— EXERCISE INSTRUCTIONS —
Return only the lines from the top of the data down to the one that holds "(801,70) rectangle (1396,845);", both included, without any pictures.

*** DATASET CONTENT

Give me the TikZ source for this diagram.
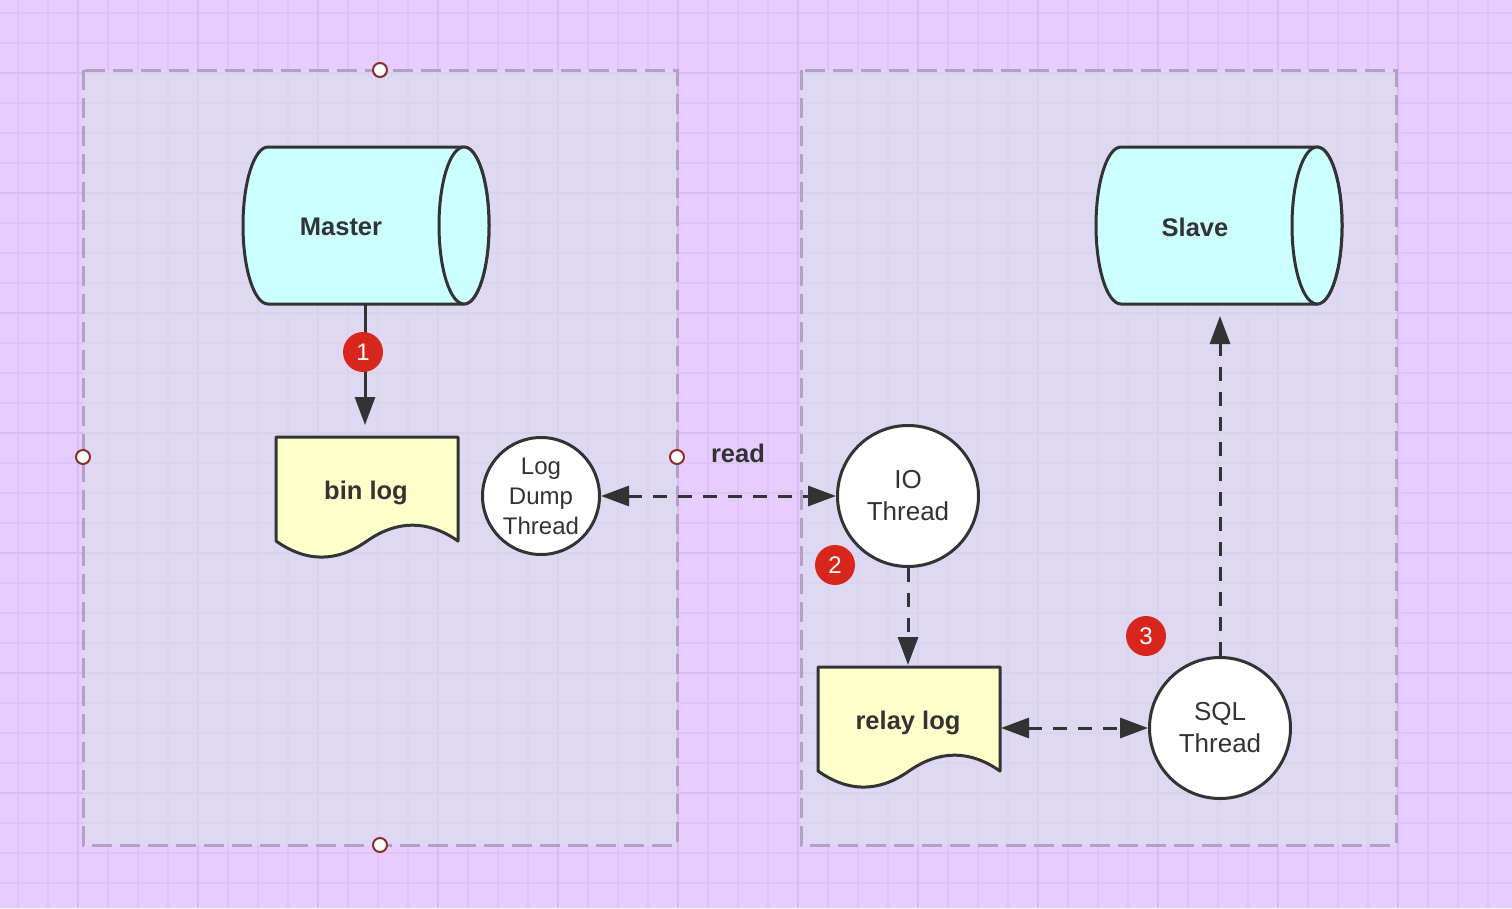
\documentclass[tikz,border=0pt]{standalone}
\usepackage{fontspec}
\setmainfont{Liberation Sans}
\usetikzlibrary{arrows.meta}
\definecolor{bgpurple}{HTML}{E6CCFF}
\definecolor{gridminor}{HTML}{DDC5F3}
\definecolor{gridmajor}{HTML}{D8BEEF}
\definecolor{boxfill}{HTML}{D9E0EA}
\definecolor{boxline}{HTML}{B3A0C4}
\definecolor{cylfill}{HTML}{CCFFFF}
\definecolor{docfill}{HTML}{FFFFCC}
\definecolor{ink}{HTML}{333333}
\definecolor{badgered}{HTML}{D8261C}
\definecolor{handlered}{HTML}{8E2C2C}
\begin{document}
\begin{tikzpicture}[x=1pt,y=-1pt,
  container/.style={draw=boxline, fill=boxfill, fill opacity=0.6, line width=3pt, dash pattern=on 20pt off 8pt},
  cylshape/.style={draw=ink, fill=cylfill, line width=3pt, line join=round},
  docshape/.style={draw=ink, fill=docfill, line width=3pt, line join=round},
  boldtext/.style={text=ink, font=\bfseries\fontsize{25.5}{30}\selectfont, inner sep=0pt},
  thread/.style={circle, draw=ink, fill=white, line width=3pt, inner sep=0pt, align=center, text=ink},
  smallthread/.style={thread, minimum size=117pt, font=\fontsize{24}{30}\selectfont},
  bigthread/.style={thread, minimum size=141pt, font=\fontsize{26}{32}\selectfont},
  solidarrow/.style={draw=ink, line width=3pt, -{Triangle[length=28pt,width=20pt]}},
  dasharrow/.style={draw=ink, line width=3pt, dash pattern=on 14pt off 11pt, -{Triangle[length=28pt,width=20pt]}},
  dashboth/.style={dasharrow, {Triangle[length=28pt,width=20pt]}-{Triangle[length=28pt,width=20pt]}},
  badge/.style={circle, fill=badgered, minimum size=40pt, inner sep=0pt, text=white, font=\fontsize{24}{24}\selectfont},
  handle/.style={circle, draw=handlered, fill=white, line width=2pt, minimum size=14pt, inner sep=0pt}
]
% background and grid
\fill[bgpurple] (0,0) rectangle (1512,908);
\useasboundingbox (0,0) rectangle (1512,908);
\foreach \x in {18,48,...,1508} \draw[gridminor, line width=1.3pt] (\x,0) -- (\x,908);
\foreach \y in {13,43,...,905} \draw[gridminor, line width=1.3pt] (0,\y) -- (1512,\y);
\foreach \x in {78,198,...,1500} \draw[gridmajor, line width=1.8pt] (\x,0) -- (\x,908);
\foreach \y in {73,193,...,900} \draw[gridmajor, line width=1.8pt] (0,\y) -- (1512,\y);

% containers
\path[container] (83,70) rectangle (677,845);
\path[container] (801,70) rectangle (1396,845);

% Master cylinder
\draw[cylshape] (464,147) -- (268,147) arc[start angle=270, end angle=90, x radius=25, y radius=78.5]
  -- (464,304) arc[start angle=90, end angle=-90, x radius=25, y radius=78.5] -- cycle;
\draw[cylshape] (464,225.5) ellipse[x radius=25, y radius=78.5];
\node[boldtext] (master) at (341,227) {Master};

% Slave cylinder
\draw[cylshape] (1317,147) -- (1121,147) arc[start angle=270, end angle=90, x radius=25, y radius=78.5]
  -- (1317,304) arc[start angle=90, end angle=-90, x radius=25, y radius=78.5] -- cycle;
\draw[cylshape] (1317,225.5) ellipse[x radius=25, y radius=78.5];
\node[boldtext] (slave) at (1195,227) {Slave};

% bin log document
\draw[docshape] (276,437) -- (458,437) -- (458,541)
  .. controls (427.67,519.87) and (397.33,519.87) .. (367,541)
  .. controls (336.67,562.47) and (306.33,562.47) .. (276,541) -- cycle;
\node[boldtext] (binlog) at (366,493) {bin log};

% relay log document
\draw[docshape] (818,667) -- (1000,667) -- (1000,771)
  .. controls (969.67,749.87) and (939.33,749.87) .. (909,771)
  .. controls (878.67,792.47) and (848.33,792.47) .. (818,771) -- cycle;
\node[boldtext] (relaylog) at (908,723) {relay log};

% threads
\node[smallthread] (dump) at (541,496) {Log\\Dump\\Thread};
\node[bigthread] (io) at (908,496) {IO\\Thread};
\node[bigthread] (sql) at (1220,728) {SQL\\Thread};

% connector end points
\coordinate (masterbottom) at (365,304);
\coordinate (bintop) at (365,425);
\coordinate (relaytop) at (908,665);
\coordinate (relayright) at (1001,728);
\coordinate (slavebottom) at (1220,316);

% connectors
\draw[solidarrow] (masterbottom) -- (bintop);
\draw[dashboth] (dump.east) -- (io.west);
\draw[dasharrow] (io.south) -- (relaytop);
\draw[dashboth] (relayright) -- (sql.west);
\draw[dasharrow] (sql.north) -- (slavebottom);

\node[boldtext] (readlbl) at (738,453) {read};

% badges
\node[badge] (b1) at (363,352) {1};
\node[badge] (b2) at (835,565) {2};
\node[badge] (b3) at (1146,636) {3};

% selection handles
\node[handle] (h1) at (380,70) {};
\node[handle] (h2) at (83,457) {};
\node[handle] (h3) at (677,457) {};
\node[handle] (h4) at (380,845) {};
\end{tikzpicture}
\end{document}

******

— SOLUTION —
Give me the TikZ source for this diagram.
\documentclass[tikz,border=0pt]{standalone}
\usepackage{fontspec}
\setmainfont{Liberation Sans}
\usetikzlibrary{arrows.meta}
\definecolor{bgpurple}{HTML}{E6CCFF}
\definecolor{gridminor}{HTML}{DDC5F3}
\definecolor{gridmajor}{HTML}{D8BEEF}
\definecolor{boxfill}{HTML}{D9E0EA}
\definecolor{boxline}{HTML}{B3A0C4}
\definecolor{cylfill}{HTML}{CCFFFF}
\definecolor{docfill}{HTML}{FFFFCC}
\definecolor{ink}{HTML}{333333}
\definecolor{badgered}{HTML}{D8261C}
\definecolor{handlered}{HTML}{8E2C2C}
\begin{document}
\begin{tikzpicture}[x=1pt,y=-1pt,
  container/.style={draw=boxline, fill=boxfill, fill opacity=0.6, line width=3pt, dash pattern=on 20pt off 8pt},
  cylshape/.style={draw=ink, fill=cylfill, line width=3pt, line join=round},
  docshape/.style={draw=ink, fill=docfill, line width=3pt, line join=round},
  boldtext/.style={text=ink, font=\bfseries\fontsize{25.5}{30}\selectfont, inner sep=0pt},
  thread/.style={circle, draw=ink, fill=white, line width=3pt, inner sep=0pt, align=center, text=ink},
  smallthread/.style={thread, minimum size=117pt, font=\fontsize{24}{30}\selectfont},
  bigthread/.style={thread, minimum size=141pt, font=\fontsize{26}{32}\selectfont},
  solidarrow/.style={draw=ink, line width=3pt, -{Triangle[length=28pt,width=20pt]}},
  dasharrow/.style={draw=ink, line width=3pt, dash pattern=on 14pt off 11pt, -{Triangle[length=28pt,width=20pt]}},
  dashboth/.style={dasharrow, {Triangle[length=28pt,width=20pt]}-{Triangle[length=28pt,width=20pt]}},
  badge/.style={circle, fill=badgered, minimum size=40pt, inner sep=0pt, text=white, font=\fontsize{24}{24}\selectfont},
  handle/.style={circle, draw=handlered, fill=white, line width=2pt, minimum size=14pt, inner sep=0pt}
]
% background and grid
\fill[bgpurple] (0,0) rectangle (1512,908);
\useasboundingbox (0,0) rectangle (1512,908);
\foreach \x in {18,48,...,1508} \draw[gridminor, line width=1.3pt] (\x,0) -- (\x,908);
\foreach \y in {13,43,...,905} \draw[gridminor, line width=1.3pt] (0,\y) -- (1512,\y);
\foreach \x in {78,198,...,1500} \draw[gridmajor, line width=1.8pt] (\x,0) -- (\x,908);
\foreach \y in {73,193,...,900} \draw[gridmajor, line width=1.8pt] (0,\y) -- (1512,\y);

% containers
\path[container] (83,70) rectangle (677,845);
\path[container] (801,70) rectangle (1396,845);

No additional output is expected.